◆ TASK DIRECTIONS ◆
Nothing outside the lines from the one containing "Convert this chart" down to the one containing "import * as" belongs in the copy; print that span exactly, both ends included, with pictures removed.

── DATA SECTION

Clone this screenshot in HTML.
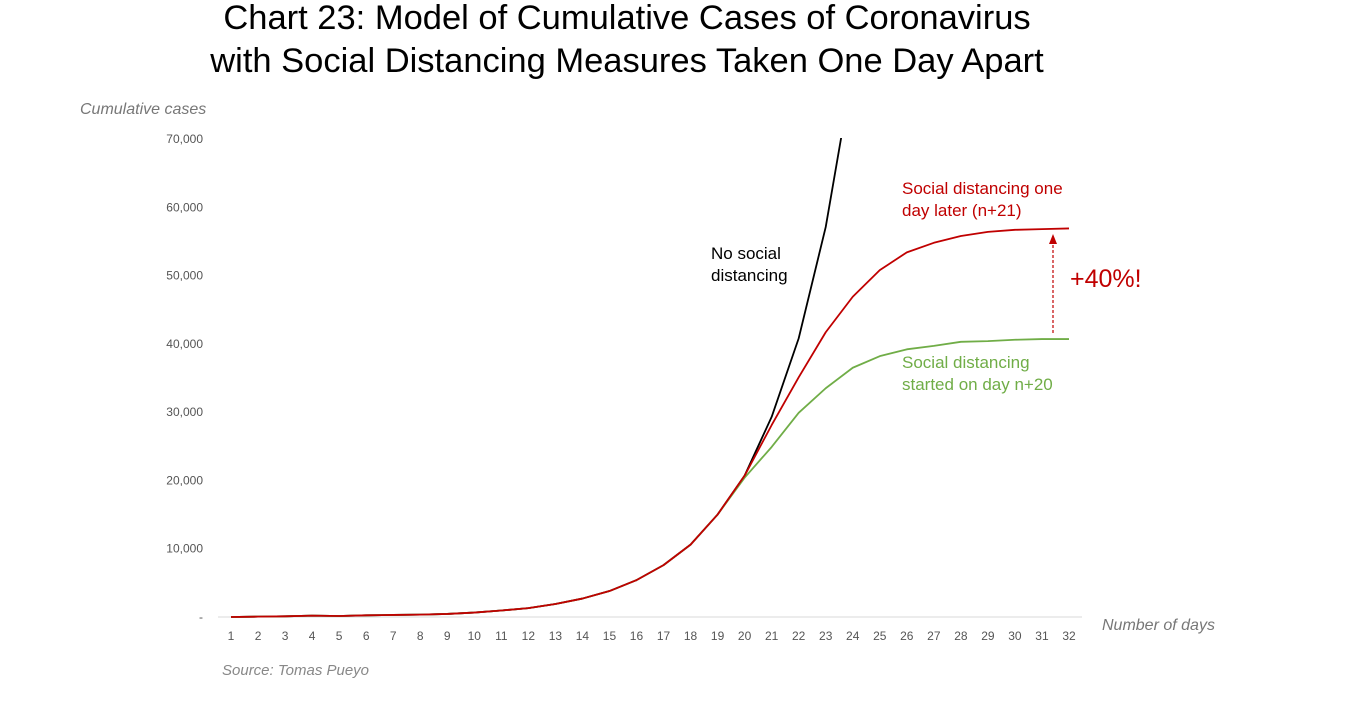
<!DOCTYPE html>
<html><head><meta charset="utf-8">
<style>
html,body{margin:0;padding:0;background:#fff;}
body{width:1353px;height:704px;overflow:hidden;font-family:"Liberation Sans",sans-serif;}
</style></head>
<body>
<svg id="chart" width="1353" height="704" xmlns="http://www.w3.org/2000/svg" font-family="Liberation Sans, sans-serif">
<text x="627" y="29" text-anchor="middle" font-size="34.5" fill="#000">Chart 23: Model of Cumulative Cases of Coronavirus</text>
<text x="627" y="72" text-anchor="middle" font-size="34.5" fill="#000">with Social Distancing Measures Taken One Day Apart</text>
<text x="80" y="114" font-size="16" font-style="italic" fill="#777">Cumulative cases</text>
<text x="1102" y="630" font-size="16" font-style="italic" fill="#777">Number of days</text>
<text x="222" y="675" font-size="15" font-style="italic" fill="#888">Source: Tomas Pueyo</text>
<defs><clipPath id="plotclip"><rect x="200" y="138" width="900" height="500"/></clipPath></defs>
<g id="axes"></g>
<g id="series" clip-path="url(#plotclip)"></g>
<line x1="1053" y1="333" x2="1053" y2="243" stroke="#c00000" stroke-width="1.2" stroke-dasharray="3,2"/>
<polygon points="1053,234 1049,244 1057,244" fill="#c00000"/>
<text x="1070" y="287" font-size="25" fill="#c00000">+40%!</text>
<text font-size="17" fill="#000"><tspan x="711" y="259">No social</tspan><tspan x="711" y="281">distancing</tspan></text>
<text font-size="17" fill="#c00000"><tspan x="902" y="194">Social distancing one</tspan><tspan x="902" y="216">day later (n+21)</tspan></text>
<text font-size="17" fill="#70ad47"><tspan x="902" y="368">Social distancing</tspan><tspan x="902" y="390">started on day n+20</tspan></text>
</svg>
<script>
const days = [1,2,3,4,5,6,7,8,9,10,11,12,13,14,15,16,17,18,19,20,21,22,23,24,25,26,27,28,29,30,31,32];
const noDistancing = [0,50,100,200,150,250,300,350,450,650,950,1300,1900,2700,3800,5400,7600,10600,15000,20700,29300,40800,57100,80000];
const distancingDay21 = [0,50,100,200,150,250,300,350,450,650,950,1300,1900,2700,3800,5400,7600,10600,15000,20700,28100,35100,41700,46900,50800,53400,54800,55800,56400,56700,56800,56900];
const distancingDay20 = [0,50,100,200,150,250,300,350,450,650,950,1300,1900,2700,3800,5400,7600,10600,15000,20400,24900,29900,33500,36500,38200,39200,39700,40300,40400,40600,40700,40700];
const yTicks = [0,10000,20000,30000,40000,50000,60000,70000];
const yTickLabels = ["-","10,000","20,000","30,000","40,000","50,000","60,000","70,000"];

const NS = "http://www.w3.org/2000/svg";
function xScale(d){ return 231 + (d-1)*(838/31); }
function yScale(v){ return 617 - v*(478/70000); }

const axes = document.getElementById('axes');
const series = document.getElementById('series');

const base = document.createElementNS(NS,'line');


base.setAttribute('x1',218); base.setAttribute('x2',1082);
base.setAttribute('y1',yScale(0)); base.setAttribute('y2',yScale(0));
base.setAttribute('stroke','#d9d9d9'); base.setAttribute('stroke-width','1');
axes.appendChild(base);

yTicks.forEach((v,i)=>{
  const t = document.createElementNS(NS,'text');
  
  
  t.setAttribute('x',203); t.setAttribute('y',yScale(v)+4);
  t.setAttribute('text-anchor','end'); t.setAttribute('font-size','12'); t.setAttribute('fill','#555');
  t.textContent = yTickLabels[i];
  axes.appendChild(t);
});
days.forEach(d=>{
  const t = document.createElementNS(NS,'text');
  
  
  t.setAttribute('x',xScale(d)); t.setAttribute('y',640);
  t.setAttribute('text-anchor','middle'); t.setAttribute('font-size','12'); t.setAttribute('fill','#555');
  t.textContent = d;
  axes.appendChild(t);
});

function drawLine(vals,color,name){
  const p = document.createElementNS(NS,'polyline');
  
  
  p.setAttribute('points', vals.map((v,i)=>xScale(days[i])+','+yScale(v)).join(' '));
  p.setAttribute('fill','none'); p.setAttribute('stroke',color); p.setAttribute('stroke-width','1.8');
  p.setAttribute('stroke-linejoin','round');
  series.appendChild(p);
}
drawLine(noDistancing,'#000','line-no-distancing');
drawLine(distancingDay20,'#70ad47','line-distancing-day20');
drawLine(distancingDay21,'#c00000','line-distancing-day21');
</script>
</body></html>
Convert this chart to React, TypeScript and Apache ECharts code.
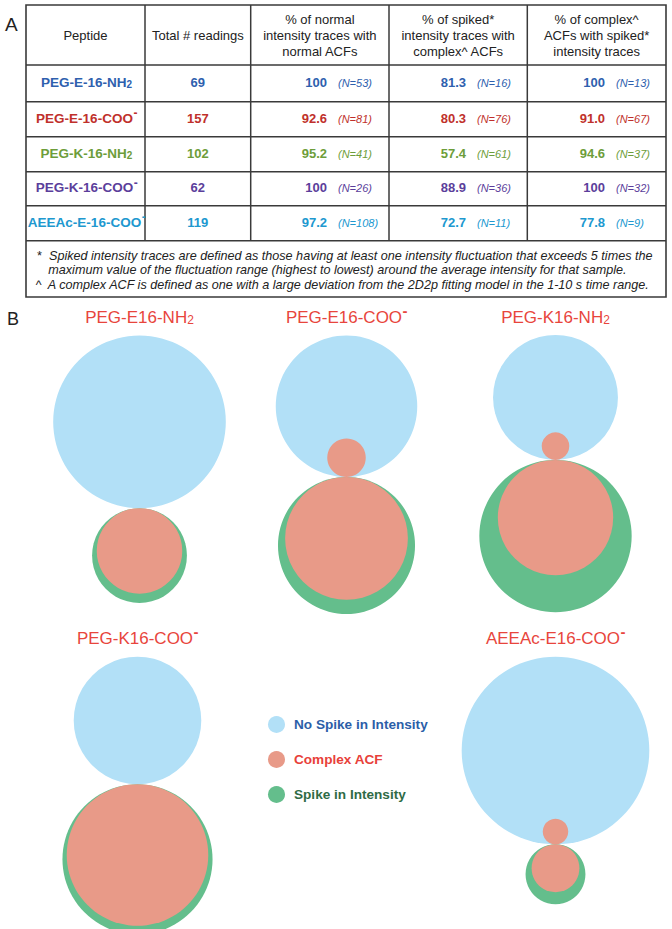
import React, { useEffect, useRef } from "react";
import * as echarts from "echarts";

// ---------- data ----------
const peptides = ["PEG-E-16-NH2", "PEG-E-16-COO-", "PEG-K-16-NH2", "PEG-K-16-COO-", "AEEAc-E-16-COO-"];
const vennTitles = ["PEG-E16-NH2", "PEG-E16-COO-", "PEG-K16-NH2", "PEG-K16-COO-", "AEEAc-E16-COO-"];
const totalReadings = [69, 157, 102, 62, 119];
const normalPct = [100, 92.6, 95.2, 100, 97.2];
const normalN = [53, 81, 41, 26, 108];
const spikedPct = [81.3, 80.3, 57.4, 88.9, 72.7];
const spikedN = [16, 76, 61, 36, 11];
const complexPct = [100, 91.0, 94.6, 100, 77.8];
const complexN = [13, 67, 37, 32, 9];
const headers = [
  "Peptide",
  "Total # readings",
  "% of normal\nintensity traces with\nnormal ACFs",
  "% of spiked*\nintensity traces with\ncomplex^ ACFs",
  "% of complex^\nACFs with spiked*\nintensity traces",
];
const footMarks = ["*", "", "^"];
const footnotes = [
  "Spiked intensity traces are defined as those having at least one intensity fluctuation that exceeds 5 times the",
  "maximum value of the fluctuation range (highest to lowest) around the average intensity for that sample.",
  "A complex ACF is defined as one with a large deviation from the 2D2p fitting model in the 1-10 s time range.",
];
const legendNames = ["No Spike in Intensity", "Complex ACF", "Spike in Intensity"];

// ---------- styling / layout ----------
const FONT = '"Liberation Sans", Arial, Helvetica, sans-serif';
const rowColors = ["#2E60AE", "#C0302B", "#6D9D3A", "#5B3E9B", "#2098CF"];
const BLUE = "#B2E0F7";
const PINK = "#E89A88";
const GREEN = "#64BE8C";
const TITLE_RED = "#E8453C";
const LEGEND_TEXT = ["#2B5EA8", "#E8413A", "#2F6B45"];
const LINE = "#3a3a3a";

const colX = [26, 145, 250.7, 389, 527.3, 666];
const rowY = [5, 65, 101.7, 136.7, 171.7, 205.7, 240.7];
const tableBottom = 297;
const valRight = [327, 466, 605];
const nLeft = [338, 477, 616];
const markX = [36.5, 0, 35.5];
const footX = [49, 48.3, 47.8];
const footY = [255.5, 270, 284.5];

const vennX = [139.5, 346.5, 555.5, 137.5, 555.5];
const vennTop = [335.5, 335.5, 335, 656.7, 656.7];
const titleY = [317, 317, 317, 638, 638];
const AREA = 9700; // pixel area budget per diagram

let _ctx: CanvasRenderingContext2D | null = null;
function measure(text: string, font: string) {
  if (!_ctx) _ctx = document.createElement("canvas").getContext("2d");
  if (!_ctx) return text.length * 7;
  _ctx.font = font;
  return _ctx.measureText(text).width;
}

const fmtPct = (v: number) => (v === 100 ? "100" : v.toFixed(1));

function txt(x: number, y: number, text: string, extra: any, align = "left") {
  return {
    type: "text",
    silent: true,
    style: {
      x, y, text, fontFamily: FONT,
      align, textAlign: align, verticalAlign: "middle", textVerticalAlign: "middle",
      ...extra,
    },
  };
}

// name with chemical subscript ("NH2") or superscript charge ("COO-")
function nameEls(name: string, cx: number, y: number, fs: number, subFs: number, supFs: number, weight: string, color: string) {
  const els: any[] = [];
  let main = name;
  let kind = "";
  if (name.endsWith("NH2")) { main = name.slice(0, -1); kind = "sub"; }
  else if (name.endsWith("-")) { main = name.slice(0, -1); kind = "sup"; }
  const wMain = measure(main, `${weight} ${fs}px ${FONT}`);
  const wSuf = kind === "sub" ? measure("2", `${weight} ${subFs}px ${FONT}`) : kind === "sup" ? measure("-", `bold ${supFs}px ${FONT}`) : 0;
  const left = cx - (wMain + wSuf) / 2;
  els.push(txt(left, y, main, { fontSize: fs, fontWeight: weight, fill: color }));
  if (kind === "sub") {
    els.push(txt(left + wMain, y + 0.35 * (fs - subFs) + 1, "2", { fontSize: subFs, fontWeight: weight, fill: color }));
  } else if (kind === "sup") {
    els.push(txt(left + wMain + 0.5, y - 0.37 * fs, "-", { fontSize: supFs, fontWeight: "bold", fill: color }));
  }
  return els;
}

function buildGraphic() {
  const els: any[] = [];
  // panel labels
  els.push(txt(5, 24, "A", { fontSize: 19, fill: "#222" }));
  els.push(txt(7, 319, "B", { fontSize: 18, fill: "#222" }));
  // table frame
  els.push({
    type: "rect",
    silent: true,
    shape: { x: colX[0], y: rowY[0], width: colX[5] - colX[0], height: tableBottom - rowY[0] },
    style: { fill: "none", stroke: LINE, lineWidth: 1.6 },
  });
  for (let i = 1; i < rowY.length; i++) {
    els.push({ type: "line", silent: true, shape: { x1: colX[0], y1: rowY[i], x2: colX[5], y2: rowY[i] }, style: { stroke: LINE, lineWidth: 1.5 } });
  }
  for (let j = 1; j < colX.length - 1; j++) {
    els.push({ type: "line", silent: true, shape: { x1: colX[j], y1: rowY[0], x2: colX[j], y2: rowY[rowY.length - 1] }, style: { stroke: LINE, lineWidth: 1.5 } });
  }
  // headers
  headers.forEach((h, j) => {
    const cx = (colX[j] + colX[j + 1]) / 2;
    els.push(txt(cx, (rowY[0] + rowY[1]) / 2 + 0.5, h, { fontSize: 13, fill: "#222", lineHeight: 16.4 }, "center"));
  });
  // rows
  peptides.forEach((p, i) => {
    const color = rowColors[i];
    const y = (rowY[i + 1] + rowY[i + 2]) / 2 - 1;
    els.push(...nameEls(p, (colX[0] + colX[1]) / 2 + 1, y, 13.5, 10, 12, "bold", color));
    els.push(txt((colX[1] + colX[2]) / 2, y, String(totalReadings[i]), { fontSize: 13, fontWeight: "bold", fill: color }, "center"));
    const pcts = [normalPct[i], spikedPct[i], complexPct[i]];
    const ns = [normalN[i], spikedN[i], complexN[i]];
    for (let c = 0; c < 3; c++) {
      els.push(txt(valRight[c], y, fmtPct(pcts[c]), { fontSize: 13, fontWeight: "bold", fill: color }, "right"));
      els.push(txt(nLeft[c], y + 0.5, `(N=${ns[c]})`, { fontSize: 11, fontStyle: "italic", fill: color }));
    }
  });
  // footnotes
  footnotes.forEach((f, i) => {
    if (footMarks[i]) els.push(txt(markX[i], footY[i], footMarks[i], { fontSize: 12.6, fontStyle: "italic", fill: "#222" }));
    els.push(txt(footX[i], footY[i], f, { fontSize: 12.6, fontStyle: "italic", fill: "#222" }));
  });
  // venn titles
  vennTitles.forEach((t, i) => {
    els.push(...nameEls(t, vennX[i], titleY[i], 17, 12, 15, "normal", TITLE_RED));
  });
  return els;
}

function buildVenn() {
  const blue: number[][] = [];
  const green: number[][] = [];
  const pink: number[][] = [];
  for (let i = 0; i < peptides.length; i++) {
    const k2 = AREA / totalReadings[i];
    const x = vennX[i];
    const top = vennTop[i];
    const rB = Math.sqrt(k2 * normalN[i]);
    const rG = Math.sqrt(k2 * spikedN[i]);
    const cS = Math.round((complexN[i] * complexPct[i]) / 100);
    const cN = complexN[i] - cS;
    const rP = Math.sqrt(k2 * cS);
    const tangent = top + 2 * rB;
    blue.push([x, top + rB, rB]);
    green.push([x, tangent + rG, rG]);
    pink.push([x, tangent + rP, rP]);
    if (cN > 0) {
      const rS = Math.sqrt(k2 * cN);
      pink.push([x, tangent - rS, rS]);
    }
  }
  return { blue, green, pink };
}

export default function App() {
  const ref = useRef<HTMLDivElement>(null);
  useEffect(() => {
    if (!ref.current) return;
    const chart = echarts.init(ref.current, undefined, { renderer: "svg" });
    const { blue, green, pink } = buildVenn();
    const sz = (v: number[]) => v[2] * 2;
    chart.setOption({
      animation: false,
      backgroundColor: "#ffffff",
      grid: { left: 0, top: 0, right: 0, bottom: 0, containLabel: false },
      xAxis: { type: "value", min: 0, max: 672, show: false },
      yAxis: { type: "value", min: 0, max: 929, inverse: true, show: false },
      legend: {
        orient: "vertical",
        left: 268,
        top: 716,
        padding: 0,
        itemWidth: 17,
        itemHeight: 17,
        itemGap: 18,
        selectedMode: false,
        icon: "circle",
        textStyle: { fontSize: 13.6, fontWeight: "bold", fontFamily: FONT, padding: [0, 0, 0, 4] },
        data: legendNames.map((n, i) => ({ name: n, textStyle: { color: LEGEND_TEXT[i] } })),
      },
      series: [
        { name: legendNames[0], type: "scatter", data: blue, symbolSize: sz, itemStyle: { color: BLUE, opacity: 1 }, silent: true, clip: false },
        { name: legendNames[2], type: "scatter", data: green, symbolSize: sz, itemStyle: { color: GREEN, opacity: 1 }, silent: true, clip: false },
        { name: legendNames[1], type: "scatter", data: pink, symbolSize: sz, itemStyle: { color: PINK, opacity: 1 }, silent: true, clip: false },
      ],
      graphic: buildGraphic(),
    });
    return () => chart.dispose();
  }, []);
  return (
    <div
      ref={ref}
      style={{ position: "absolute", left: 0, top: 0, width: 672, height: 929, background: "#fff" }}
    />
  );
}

────

◆ FULL RESPONSE ◆
Convert this chart to React, TypeScript and Apache ECharts code.
import React, { useEffect, useRef } from "react";
import * as echarts from "echarts";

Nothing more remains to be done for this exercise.